DATASET SECTION
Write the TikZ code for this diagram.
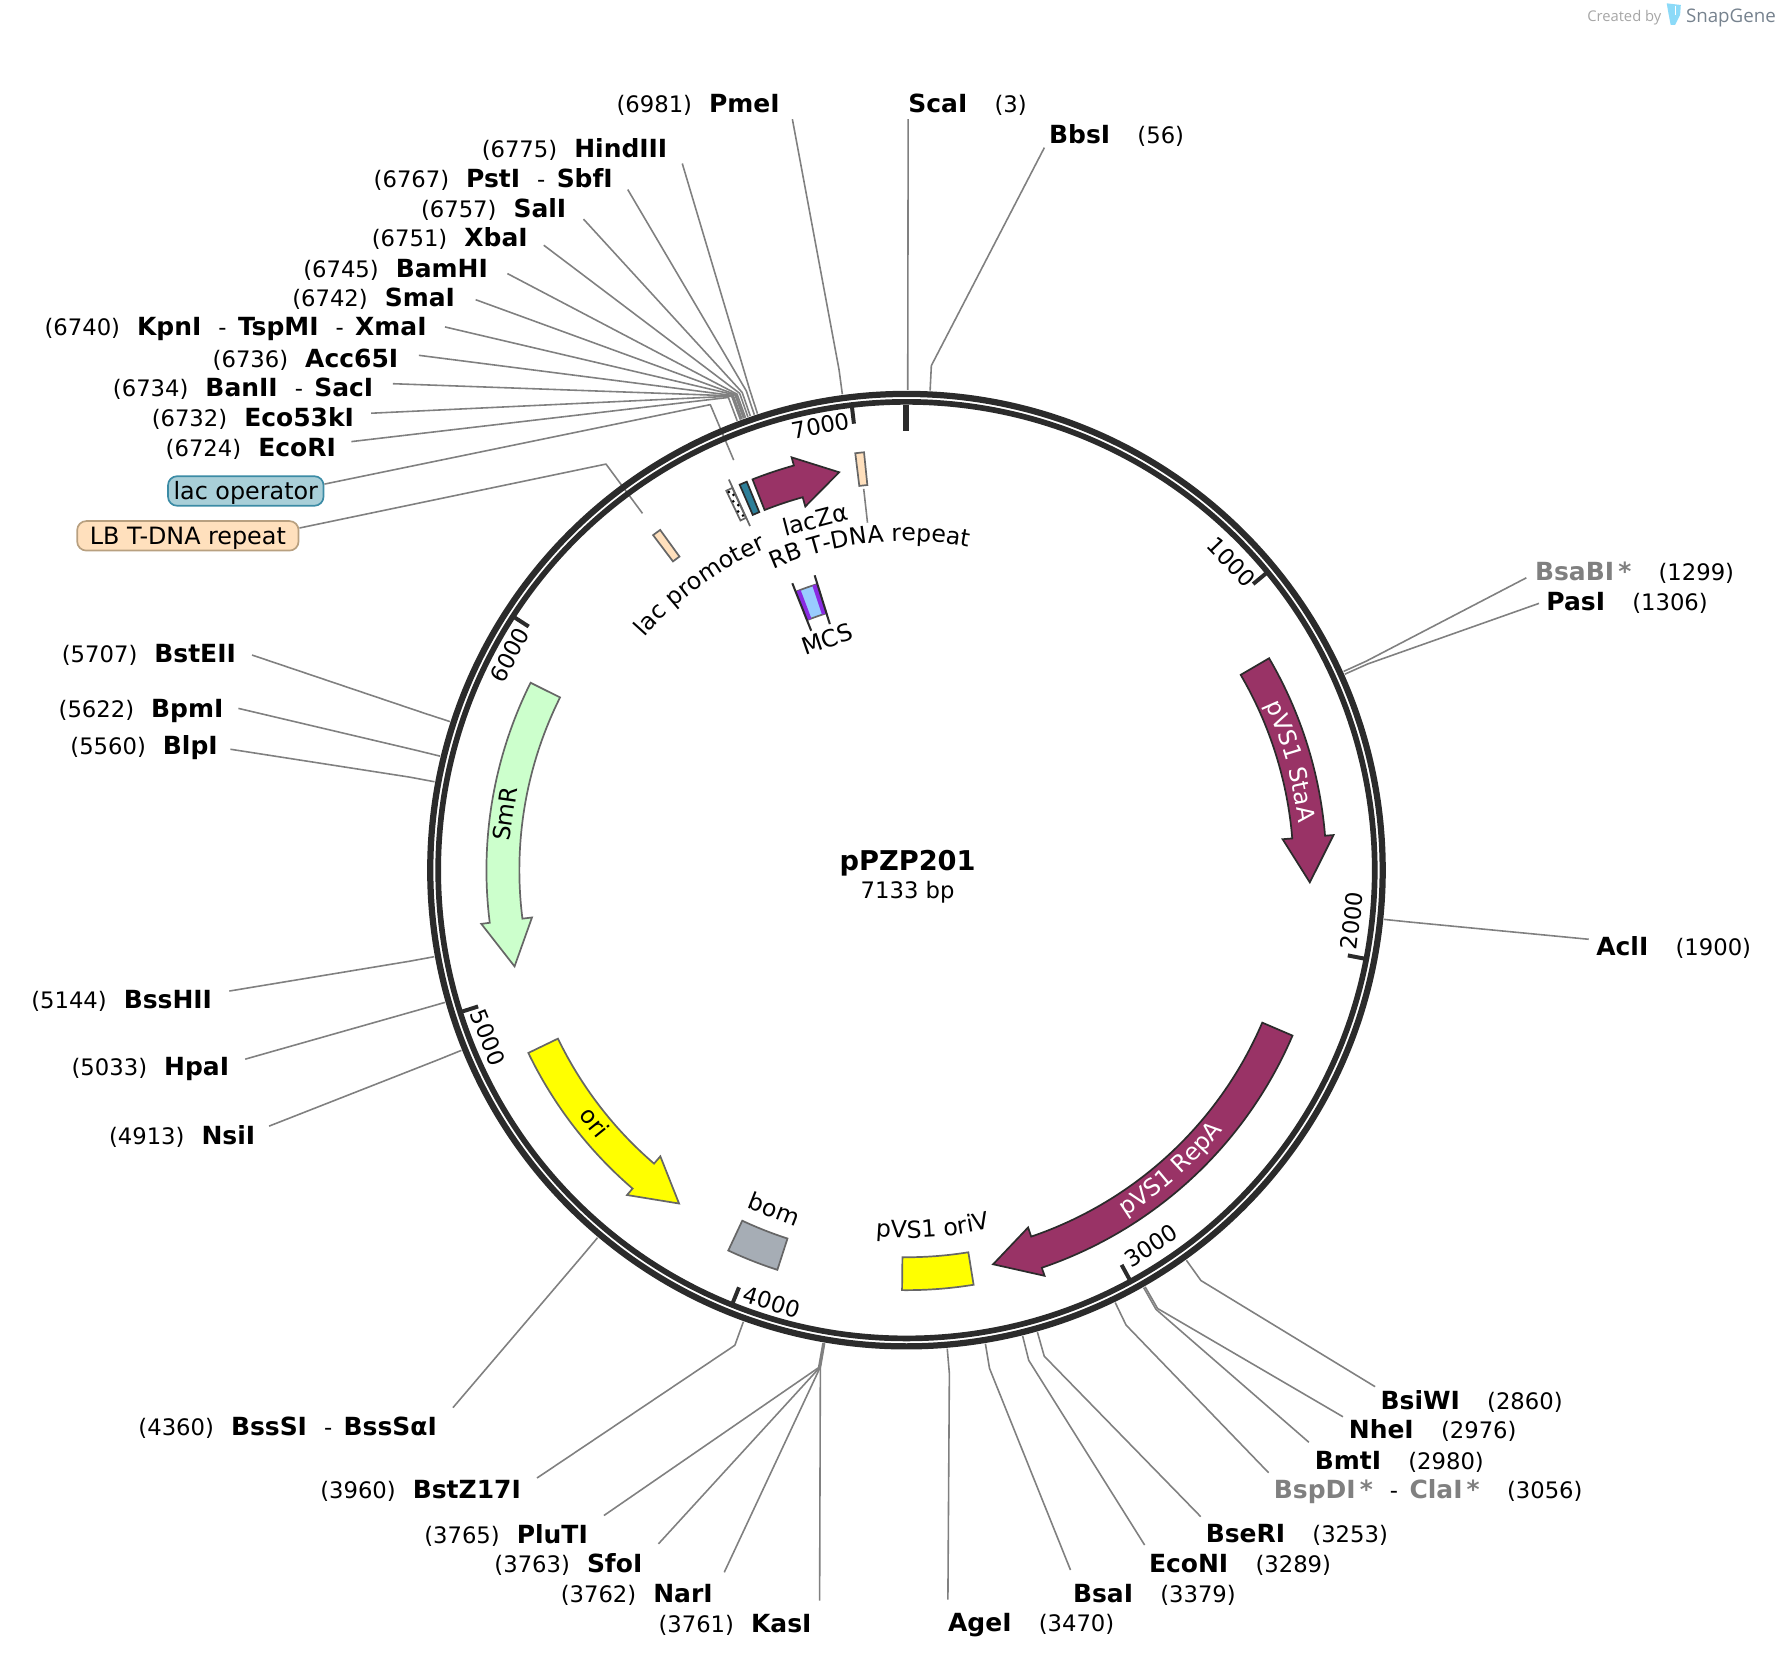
\documentclass[tikz,border=0pt]{standalone}
\usepackage{fontspec}
\setmainfont{DejaVu Sans}
\newfontfamily\logofont{Open Sans}
\usepackage{xcolor}
\usetikzlibrary{calc,decorations.text}

\definecolor{ringdark}{HTML}{2B2B2B}
\definecolor{sitegray}{HTML}{808080}
\definecolor{genepurple}{HTML}{993366}
\definecolor{smgreen}{HTML}{CCFFCC}
\definecolor{oriyellow}{HTML}{FFFF00}
\definecolor{tdnapeach}{HTML}{FFE0BD}
\definecolor{operteal}{HTML}{2D7F99}
\definecolor{operpale}{HTML}{A9CFD8}
\definecolor{operedge}{HTML}{3B8BA5}
\definecolor{tdnaedge}{HTML}{B8A080}
\definecolor{bomgray}{HTML}{A6ADB5}
\definecolor{mcsblue}{HTML}{99CCFF}
\definecolor{mcspurple}{HTML}{8A2BE2}
\definecolor{logoslate}{HTML}{76828E}

\newcommand{\regfont}{\fontsize{20}{24}\selectfont}
\newcommand{\featfont}{\fontsize{20.8}{25}\selectfont}
\newcommand{\boldfont}{\fontsize{22}{26}\selectfont\bfseries}
\newcommand{\hy}{\hspace{15pt}{\mdseries\regfont -}\hspace{10pt}}
\newcommand{\grey}[1]{\textcolor{sitegray}{#1\,*}}

\tikzset{
  sitelabel/.style={inner sep=0pt,font=\regfont,text=black},
  siteline/.style={draw=sitegray,line width=1.4pt,line join=round},
  feat/.style={draw=ringdark,line width=1.5pt,line join=miter},
  featpale/.style={draw=black!60,line width=1.5pt,line join=miter},
  tagbox/.style={rounded corners=8pt,line width=1.5pt,inner sep=0pt,minimum height=26pt,text height=17pt,text depth=2.5pt,font=\fontsize{21}{25}\selectfont},
}

\begin{document}
\begin{tikzpicture}[x=1pt,y=-1pt]
  \useasboundingbox (0,0) rectangle (1568,1462.3);
  \coordinate (hub) at (798.5,766.5);

  % sites on the left, label ends at x
  \foreach \bp/\x/\y/\nm/\dx/\dy in {
    6981/687/91/PmeI/11/14, 6775/588/130/HindIII/13/14, 6767/540/157/PstI\hy SbfI/13/10,
    6757/499/183/SalI/15/10, 6751/465/209/XbaI/14/7, 6745/430/236/BamHI/17/5,
    6742/401/262/SmaI/18/2, 6740/376/288/KpnI\hy TspMI\hy XmaI/16/0, 6736/351/315/Acc65I/18/-2,
    6734/329/341/BanII\hy SacI/17/-3, 6732/312/367/Eco53kI/15/-3, 6724/296/394/EcoRI/13.5/-5,
    5707/208/575/BstEII/14/2, 5622/197/625/BpmI/13/-1, 5560/192/657/BlpI/11/3,
    5144/187/880/BssHII/15/-7, 5033/202/940/HpaI/14/-7, 4913/225/1000/NsiI/12/-8,
    4360/385/1256/BssSI\hy BssSαI/14/-16, 3960/459/1312/BstZ17I/14/-10,
    3765/518/1351/PluTI/14/-16, 3763/566/1377/SfoI/14/-17, 3762/628/1403/NarI/10/-18,
    3761/715/1430/KasI/7/-20} {
    \pgfmathsetmacro{\ang}{\bp/7133*360-90}
    \node[sitelabel,anchor=east] (site\bp) at (\x,\y+1.5) {(\bp)\hspace{15pt}{\boldfont\nm}};
    \coordinate (ring\bp) at ($(hub)+(\ang:423)$);
    \coordinate (bend\bp) at ($(hub)+(\ang:445)$);
    \draw[siteline] ($(site\bp.east)+(\dx,\dy-1.5)$) -- (bend\bp) -- (ring\bp);
  }

  % sites on the right, label starts at x
  \foreach \bp/\x/\y/\nm/\dx/\dy in {
    3/800/91/ScaI/0/14, 56/924/118/BbsI/-4/12, 1299/1352/503/\grey{BsaBI}/-7.5/6,
    1306/1362/530/PasI/-6.3/1.5, 1900/1406/833/AclI/-6.5/-5.6, 2860/1216/1233/BsiWI/-4.7/-11.5,
    2976/1188/1259/NheI/-5/-11, 2980/1158/1286/BmtI/-5/-15.5,
    3056/1122/1312/\grey{BspDI}\hy\grey{ClaI}/-4.5/-14.7,
    3253/1062/1351/BseRI/-4.3/-15, 3289/1012/1377/EcoNI/-3.7/-16,
    3379/945/1403/BsaI/-2/-20, 3470/835/1430/AgeI/0/-21} {
    \pgfmathsetmacro{\ang}{\bp/7133*360-90}
    \node[sitelabel,anchor=west] (site\bp) at (\x,\y+1.5) {{\boldfont\nm}\hspace{24pt}(\bp)};
    \coordinate (ring\bp) at ($(hub)+(\ang:423)$);
    \coordinate (bend\bp) at ($(hub)+(\ang:445)$);
    \draw[siteline] ($(site\bp.west)+(\dx,\dy-1.5)$) -- (bend\bp) -- (ring\bp);
  }

  % feature tags with their leaders
  \node[tagbox,draw=operedge,fill=operpale,minimum width=137pt] (lacop) at (216.5,432.5) {lac operator};
  \node[tagbox,draw=tdnaedge,fill=tdnapeach,minimum width=195pt] (lbrepeat) at (165.5,472) {LB T-DNA repeat};
  \coordinate (lacopbend) at ($(hub)+(-112.85:445)$);
  \coordinate (lacopend) at ($(hub)+(-112.85:392)$);
  \coordinate (lbbend) at ($(hub)+(-126.5:445)$);
  \coordinate (lbend) at ($(hub)+(-126.5:391)$);
  \draw[siteline] (lacop.5) -- (lacopbend) -- (lacopend);
  \draw[siteline] (lbrepeat.4) -- (lbbend) -- (lbend);

  % the two rings
  \draw[ringdark,line width=5.5pt] (hub) circle[radius=419.5pt];
  \draw[ringdark,line width=5pt] (hub) circle[radius=412.5pt];

  \begin{scope}[shift={(hub)},y=1pt]
    % ticks
    \draw[ringdark,line width=5.3pt] (90:410) -- (90:387);
    \foreach \k in {1,...,7} {
      \pgfmathsetmacro{\ang}{90-\k*1000/7133*360}
      \draw[ringdark,line width=3.5pt] (\ang:411) -- (\ang:396);
    }

    % arrows: tail, start of head, tip
    \foreach \a/\h/\t/\c/\s in {
      30.3/4.7/-1.74/genepurple/feat, -23.2/-71.2/-77.6/genepurple/feat,
      111.5/105.55/99.6/genepurple/feat, 205.8/229.3/235.7/oriyellow/featpale,
      153.5/187.2/193.8/smgreen/featpale} {
      \draw[\s,fill=\c] (\a:370) arc[start angle=\a,end angle=\h,radius=370pt]
        -- (\h:377.5) -- (\t:355.5) -- (\h:332.5) -- (\h:341)
        arc[start angle=\h,end angle=\a,radius=341pt] -- cycle;
    }

    % plain boxes on the arc
    \foreach \a/\b/\c/\s in {
      -90.6/-80.8/oriyellow/featpale, 244.9/252.1/bomgray/featpale,
      95.8/97/tdnapeach/featpale, 125.9/127.1/tdnapeach/featpale,
      112.35/113.4/operteal/feat, 114.5/115.4/white/featpale} {
      \draw[\s,fill=\c] (\a:341) arc[start angle=\a,end angle=\b,radius=341pt]
        -- (\b:370) arc[start angle=\b,end angle=\a,radius=370pt] -- cycle;
    }

    % lac promoter dots and bar
    \foreach \r/\a in {344/114.75,349/115.15,354/114.75,359/115.15,364/114.75,368/115.15} {
      \fill[black] (\a:\r) circle[radius=1.3pt];
    }
    \draw[featpale] (114.45:333) -- (114.45:378);

    % MCS
    \draw[featpale,fill=mcsblue] (107.4:237) arc[start angle=107.4,end angle=111.6,radius=237pt]
      -- (111.6:264) arc[start angle=111.6,end angle=107.4,radius=264pt] -- cycle;
    \foreach \a/\b in {107.4/108.3,110.7/111.6} {
      \fill[mcspurple] (\a:237) arc[start angle=\a,end angle=\b,radius=237pt]
        -- (\b:264) arc[start angle=\b,end angle=\a,radius=264pt] -- cycle;
    }
    \draw[ringdark,line width=1.8pt] (107.3:227) -- (107.3:272);
    \draw[ringdark,line width=1.8pt] (111.7:227) -- (111.7:272);

    % RB T-DNA repeat leader
    \coordinate (rbtop) at (96.4:338);
    \coordinate (rblow) at (96.4:308);
    \draw[siteline] (rbtop) -- (rblow);

    % short names, turned along the arc
    \foreach \n/\a/\r/\rot/\t in {
      laczname/104.6/319/14.6/lacZα, mcsname/109/215/19/MCS, smrname/172/357/82/SmR,
      oriname/219/353/-51/ori, bomname/248.7/320.4/-21.3/bom} {
      \node[sitelabel,font=\featfont,rotate=\rot] (\n) at (\a:\r) {\t};
    }

    % long names follow the arc
    \path[decorate,decoration={text along path,text align=center,text={|\featfont|RB T-DNA repeat}}]
      (126.5:290) arc[start angle=126.5,end angle=66.5,radius=290pt];
    \path[decorate,decoration={text along path,text align=center,text={|\featfont|lac promoter}}]
      (156:309) arc[start angle=156,end angle=96,radius=309pt];
    \path[decorate,decoration={text along path,text align=center,text={|\featfont\color{white}|pVS1 StaA}}]
      (45.8:348) arc[start angle=45.8,end angle=-14.2,radius=348pt];
    \path[decorate,decoration={text along path,text align=center,text={|\featfont\color{white}|pVS1 RepA}}]
      (-78.5:361) arc[start angle=-78.5,end angle=-18.5,radius=361pt];
    \path[decorate,decoration={text along path,text align=center,text={|\featfont|pVS1 oriV}}]
      (-115.8:324) arc[start angle=-115.8,end angle=-55.8,radius=324pt];
  \end{scope}

  % tick numbers
  \foreach \bp/\x/\y/\rot in {1000/1085/495/-46, 2000/1191/811/83.5, 3000/1014/1097/33, 4000/680/1147/-17,
    5000/430/914/-68, 6000/449/577/61.5, 7000/723/375/11} {
    \node[sitelabel,rotate=\rot] (tick\bp) at (\x,\y) {\bp};
  }

  \node[font=\boldfont\fontsize{24}{28}\selectfont] (plasmid) at (799.5,760) {pPZP201};
  \node[sitelabel] (length) at (799.5,786) {7133 bp};

  % logo
  \node[anchor=west,inner sep=0pt,text=black!35,font=\logofont\fontsize{13}{15}\selectfont] (createdby) at (1398,15.5) {Created by};
  \node[anchor=west,inner sep=0pt,text=logoslate,font=\logofont\fontsize{16.5}{18}\selectfont] (snapgene) at (1485,15.5) {SnapGene};
  \fill[cyan!45] (1468.2,2.9) -- (1480.6,4.4) -- (1480,13.2) -- (1475.5,22) -- (1471.7,22) -- (1469.7,11.7) -- cycle;
  \draw[white,line width=1pt] (1476,5) -- (1476,13);
\end{tikzpicture}
\end{document}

WHAT NEEDS TO BE DONE
Return only the lines from the start of the data through the line that contains "(hub) at (798.5,766.5);", please, copying them exactly and omitting all pictures.

WRITTEN RESPONSE
Write the TikZ code for this diagram.
\documentclass[tikz,border=0pt]{standalone}
\usepackage{fontspec}
\setmainfont{DejaVu Sans}
\newfontfamily\logofont{Open Sans}
\usepackage{xcolor}
\usetikzlibrary{calc,decorations.text}

\definecolor{ringdark}{HTML}{2B2B2B}
\definecolor{sitegray}{HTML}{808080}
\definecolor{genepurple}{HTML}{993366}
\definecolor{smgreen}{HTML}{CCFFCC}
\definecolor{oriyellow}{HTML}{FFFF00}
\definecolor{tdnapeach}{HTML}{FFE0BD}
\definecolor{operteal}{HTML}{2D7F99}
\definecolor{operpale}{HTML}{A9CFD8}
\definecolor{operedge}{HTML}{3B8BA5}
\definecolor{tdnaedge}{HTML}{B8A080}
\definecolor{bomgray}{HTML}{A6ADB5}
\definecolor{mcsblue}{HTML}{99CCFF}
\definecolor{mcspurple}{HTML}{8A2BE2}
\definecolor{logoslate}{HTML}{76828E}

\newcommand{\regfont}{\fontsize{20}{24}\selectfont}
\newcommand{\featfont}{\fontsize{20.8}{25}\selectfont}
\newcommand{\boldfont}{\fontsize{22}{26}\selectfont\bfseries}
\newcommand{\hy}{\hspace{15pt}{\mdseries\regfont -}\hspace{10pt}}
\newcommand{\grey}[1]{\textcolor{sitegray}{#1\,*}}

\tikzset{
  sitelabel/.style={inner sep=0pt,font=\regfont,text=black},
  siteline/.style={draw=sitegray,line width=1.4pt,line join=round},
  feat/.style={draw=ringdark,line width=1.5pt,line join=miter},
  featpale/.style={draw=black!60,line width=1.5pt,line join=miter},
  tagbox/.style={rounded corners=8pt,line width=1.5pt,inner sep=0pt,minimum height=26pt,text height=17pt,text depth=2.5pt,font=\fontsize{21}{25}\selectfont},
}

\begin{document}
\begin{tikzpicture}[x=1pt,y=-1pt]
  \useasboundingbox (0,0) rectangle (1568,1462.3);
  \coordinate (hub) at (798.5,766.5);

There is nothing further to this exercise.